L'opposition avait déjà relevé ces derniers jours que la fronde des magistrats, chargés de surveiller les scrutins, pourrait menacer le référendum. Un proche de M. Morsi a rejeté dimanche cet argument en soulignant que l'Égypte comptait 14 000 juges, qui n'étaient pas tous engagés dans ce rapport de forces.

«Une nation, deux peuples», écrivait dimanche le quotidien indépendant Al-Chourouq en Une, tandis qu'Al-Masri Al-Yom titrait: «L'Égypte au-dessus d'un volcan».



Le référendum pas menacé


Un responsable islamiste égyptien ayant participé à l'élaboration du projet de Constitution a estimé dimanche que la fronde des juges contre le président Mohamed Morsi n'empêcherait pas le bon déroulement du référendum sur ce texte qui divise le pays.

«Je suis sûr qu'au final, les juges vont superviser le référendum. Nous avons 14 000 juges. Personne n'a dit que les 14 000 étaient du même avis» sur les pouvoirs de M. Morsi et sur la Constitution, a déclaré dimanche à l'AFP Amr Darrag, haut responsable du Parti de la liberté et de la justice (PLJ), la formation politique des Frères musulmans, dont M. Morsi est issu.

La Haute cour constitutionnelle égyptienne a annoncé dimanche une grève illimitée pour dénoncer des «pressions» des partisans du président islamiste.

La Cour de cassation et d'autres juges étaient déjà en grève pour dénoncer les pouvoirs que le président s'est octroyé par un décret du 22 novembre mettant en particulier ses décisions et la commission constituante à l'abri d'un recours devant les tribunaux.

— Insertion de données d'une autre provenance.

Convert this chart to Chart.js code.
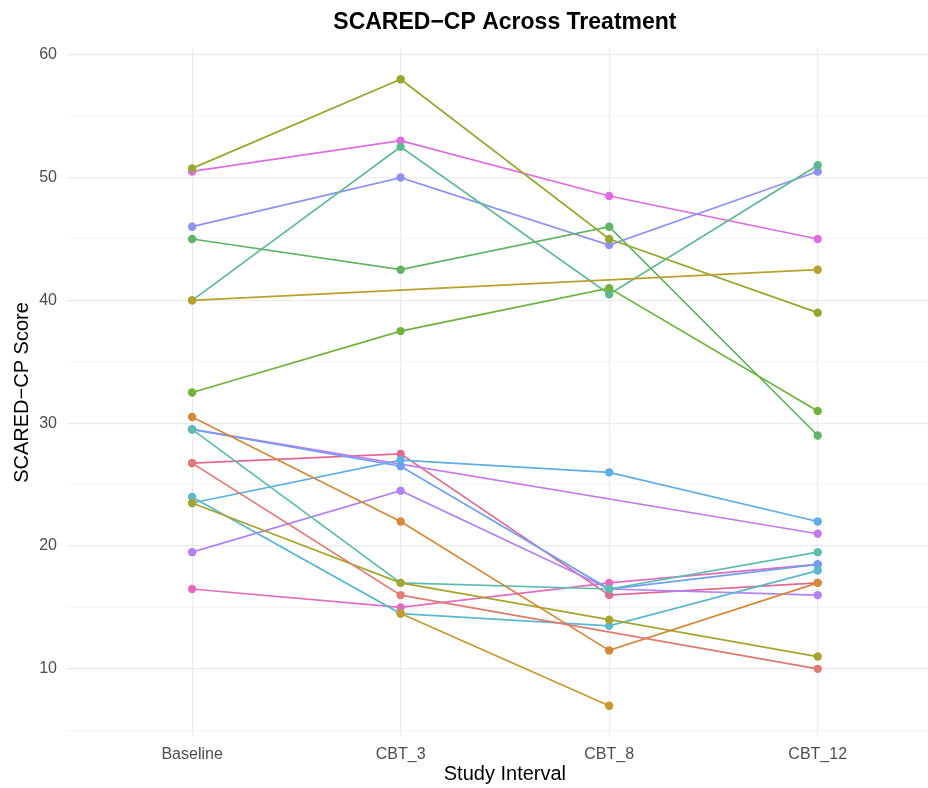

Ces derniers jours, l'opposition avait relevé que la fronde des magistrats, chargés de surveiller les scrutins et d'en proclamer les résultats, pourrait menacer le déroulement et la légitimité du référendum sur le projet de Constitution, qui doit avoir lieu le 15 décembre.

Le texte a été approuvé vendredi à l'aube par une commission dominée par les islamistes et boycottée par l'opposition laïque et libérale ainsi que par les Églises chrétiennes.

M. Darrag a fustigé l'absence de volonté de compromis de la part des libéraux, assurant que le projet de Constitution apportait des garanties «sans précédent» en matière «de droits et de libertés pour le peuple (... et) pour les minorités».

Il a aussi dénoncé le caractère «hautement politisé» de la cour constitutionnelle, assurant qu'après avoir dissous en juin l'assemblée dominée par les islamistes, elle s'apprêtait à faire de même avec la commission constituante et la chambre haute.

Concernant le référendum, le responsable islamiste a déclaré qu'il serait «malheureux» si le texte n'était pas approuvé par une majorité d'au moins 70% des voix.